Wherever the string "with" appears in a line, extract that line.

#####

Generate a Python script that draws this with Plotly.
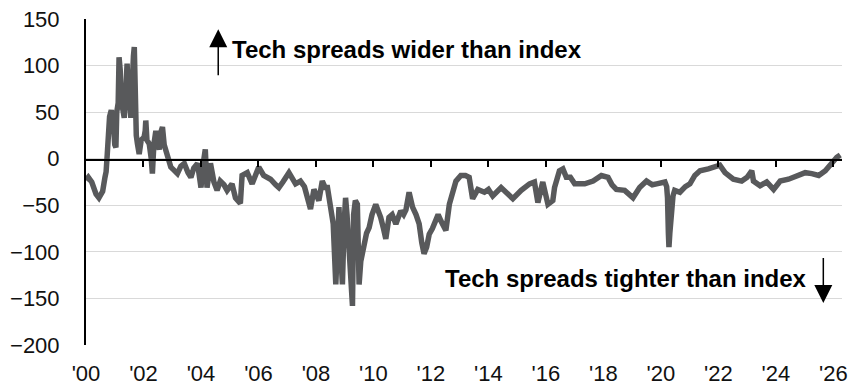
import plotly.graph_objects as go

# Tech minus index spread (bp), sampled at fractional years
years = [
    2000.00, 2000.08, 2000.20, 2000.35, 2000.45, 2000.58, 2000.66, 2000.70, 2000.74, 2000.78,
    2000.82, 2000.88, 2000.95, 2001.00, 2001.04, 2001.07, 2001.12, 2001.15, 2001.19, 2001.22,
    2001.27, 2001.33, 2001.38, 2001.43, 2001.48, 2001.53, 2001.56, 2001.60, 2001.65, 2001.68,
    2001.71, 2001.75, 2001.79, 2001.85, 2001.92, 2002.02, 2002.06, 2002.08, 2002.12, 2002.20,
    2002.27, 2002.31, 2002.36, 2002.43, 2002.50, 2002.55, 2002.62, 2002.66, 2002.72, 2002.78,
    2002.88, 2002.95, 2003.05, 2003.18, 2003.30, 2003.42, 2003.55, 2003.65, 2003.75, 2003.88,
    2003.95, 2004.00, 2004.08, 2004.15, 2004.21, 2004.33, 2004.45, 2004.56, 2004.67, 2004.80,
    2004.91, 2005.08, 2005.20, 2005.30, 2005.37, 2005.43, 2005.61, 2005.78, 2006.01, 2006.18,
    2006.42, 2006.60, 2006.71, 2006.85, 2007.06, 2007.29, 2007.46, 2007.60, 2007.70, 2007.81,
    2007.93, 2008.10, 2008.22, 2008.32, 2008.40, 2008.51, 2008.60, 2008.69, 2008.75, 2008.80,
    2008.86, 2008.92, 2008.98, 2009.03, 2009.08, 2009.14, 2009.22, 2009.27, 2009.31, 2009.37,
    2009.44, 2009.50, 2009.56, 2009.67, 2009.76, 2009.85, 2009.95, 2010.08, 2010.17, 2010.25,
    2010.35, 2010.43, 2010.54, 2010.65, 2010.78, 2010.95, 2011.05, 2011.13, 2011.24, 2011.36,
    2011.48, 2011.59, 2011.68, 2011.76, 2011.85, 2011.94, 2012.05, 2012.17, 2012.25, 2012.35,
    2012.52, 2012.64, 2012.75, 2012.87, 2013.04, 2013.20, 2013.33, 2013.45, 2013.63, 2013.86,
    2014.00, 2014.15, 2014.44, 2014.60, 2014.85, 2015.14, 2015.43, 2015.60, 2015.72, 2015.89,
    2016.07, 2016.24, 2016.30, 2016.47, 2016.59, 2016.71, 2016.85, 2017.00, 2017.35, 2017.64,
    2017.93, 2018.16, 2018.30, 2018.45, 2018.74, 2019.03, 2019.26, 2019.50, 2019.70, 2019.85,
    2020.14, 2020.20, 2020.23, 2020.26, 2020.28, 2020.31, 2020.35, 2020.42, 2020.48, 2020.66,
    2020.85, 2021.01, 2021.18, 2021.36, 2021.65, 2021.85, 2022.05, 2022.23, 2022.52, 2022.81,
    2023.00, 2023.16, 2023.22, 2023.45, 2023.68, 2023.92, 2024.15, 2024.44, 2024.79, 2025.02,
    2025.25, 2025.49, 2025.72, 2025.83, 2025.95, 2026.12, 2026.24,
]
spread = [
    -23, -20, -25, -38, -42, -35, -20, -14, 5, 35,
    45, 52, 40, 15, 12, 50, 60, 109, 95, 60,
    55, 44, 90, 102, 60, 55, 44, 100, 110, 120,
    41, 25, 16, 5, 20, 23, 30, 41, 20, 16,
    0, -16, 15, 30, 15, 10, 30, 34, 15, 9,
    -5, -9, -12, -16, -8, -5, -15, -20, -10, -5,
    -20, -31, -5, 10, -31, -5, -25, -34, -24, -28,
    -34, -27, -42, -45, -48, -18, -15, -27, -9, -18,
    -22, -28, -31, -25, -15, -27, -24, -30, -42, -54,
    -33, -45, -24, -31, -31, -52, -70, -135, -80, -52,
    -100, -135, -70, -42, -60, -100, -130, -158, -60, -45,
    -49, -135, -110, -92, -80, -74, -60, -49, -55, -63,
    -75, -86, -63, -60, -70, -56, -60, -55, -36, -52,
    -60, -70, -90, -102, -95, -81, -75, -65, -60, -67,
    -77, -49, -35, -24, -18, -18, -20, -43, -33, -36,
    -33, -40, -31, -35, -43, -34, -27, -25, -47, -25,
    -49, -45, -31, -13, -11, -20, -20, -27, -27, -24,
    -18, -20, -28, -33, -34, -42, -31, -24, -28, -27,
    -25, -30, -42, -80, -95, -80, -59, -40, -34, -36,
    -30, -27, -18, -13, -11, -9, -7, -15, -22, -24,
    -20, -13, -24, -29, -25, -33, -24, -22, -18, -15,
    -16, -18, -13, -9, -4, 1.5, 4,
]

tick_years = list(range(2000, 2027, 2))
tick_labels = ["'%02d" % (y % 100) for y in tick_years]
y_ticks = [150, 100, 50, 0, -50, -100, -150, -200]

label_font = dict(family="Liberation Sans, Arial, sans-serif", size=22, color="#111111")
note_font = dict(family="Liberation Sans, Arial, sans-serif", size=24, color="#000000")

x_range = [2000, 2026.3]
y_range = [-200, 150]
zero_frac = (0 - y_range[0]) / (y_range[1] - y_range[0])

fig = go.Figure()
fig.add_trace(go.Scatter(
    x=years, y=spread, mode="lines",
    line=dict(color="#58595b", width=5.5),
    hoverinfo="skip", showlegend=False,
))
# empty trace that carries the zero-line axis (upper part of the plot, bottom edge at y=0)
fig.add_trace(go.Scatter(
    x=[years[0]], y=[None], xaxis="x2", yaxis="y2", mode="lines",
    hoverinfo="skip", showlegend=False,
))

fig.update_layout(
    width=856, height=388,
    margin=dict(l=86, r=14, t=19, b=43),
    paper_bgcolor="white", plot_bgcolor="rgba(0,0,0,0)",
    xaxis=dict(
        range=x_range, tickvals=tick_years, ticktext=tick_labels,
        showgrid=False, zeroline=False, showline=False, automargin=False,
        ticks="outside", ticklen=9, tickcolor="rgba(0,0,0,0)",
        tickfont=label_font,
    ),
    xaxis2=dict(
        range=x_range, anchor="y2", side="bottom", automargin=False,
        tickvals=tick_years[1:], showticklabels=False,
        showgrid=False, zeroline=False,
        showline=True, linecolor="#000000", linewidth=2,
        ticks="outside", ticklen=6, tickwidth=2, tickcolor="#000000",
    ),
    yaxis=dict(
        range=y_range, tickvals=y_ticks, automargin=False,
        showgrid=True, gridcolor="#d9d9d9", gridwidth=1,
        zeroline=False, showline=True, linecolor="#000000", linewidth=2,
        ticks="outside", ticklen=20, tickcolor="rgba(0,0,0,0)",
        tickfont=label_font,
    ),
    yaxis2=dict(
        domain=[zero_frac, 1], anchor="x2", range=[0, 1], automargin=False,
        visible=False, showgrid=False, zeroline=False,
    ),
)

# Direction notes with arrows
fig.add_annotation(
    x=2011.16, y=117, xref="x", yref="y", showarrow=False,
    text="<b>Tech spreads wider than index</b>", font=note_font,
)
fig.add_annotation(
    x=2004.6, y=139, ax=2004.6, ay=88, xref="x", yref="y", axref="x", ayref="y",
    text="", showarrow=True, arrowhead=2, arrowsize=2.4, arrowwidth=1.5, arrowcolor="#000000",
)
fig.add_annotation(
    x=2018.77, y=-129, xref="x", yref="y", showarrow=False,
    text="<b>Tech spreads tighter than index</b>", font=note_font,
)
fig.add_annotation(
    x=2025.65, y=-155, ax=2025.65, ay=-105, xref="x", yref="y", axref="x", ayref="y",
    text="", showarrow=True, arrowhead=2, arrowsize=2.4, arrowwidth=1.5, arrowcolor="#000000",
)

fig.write_html("out.html")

#####

- **TASK OUTPUT**:
Generate a Python script that draws this with Plotly.
# Direction notes with arrows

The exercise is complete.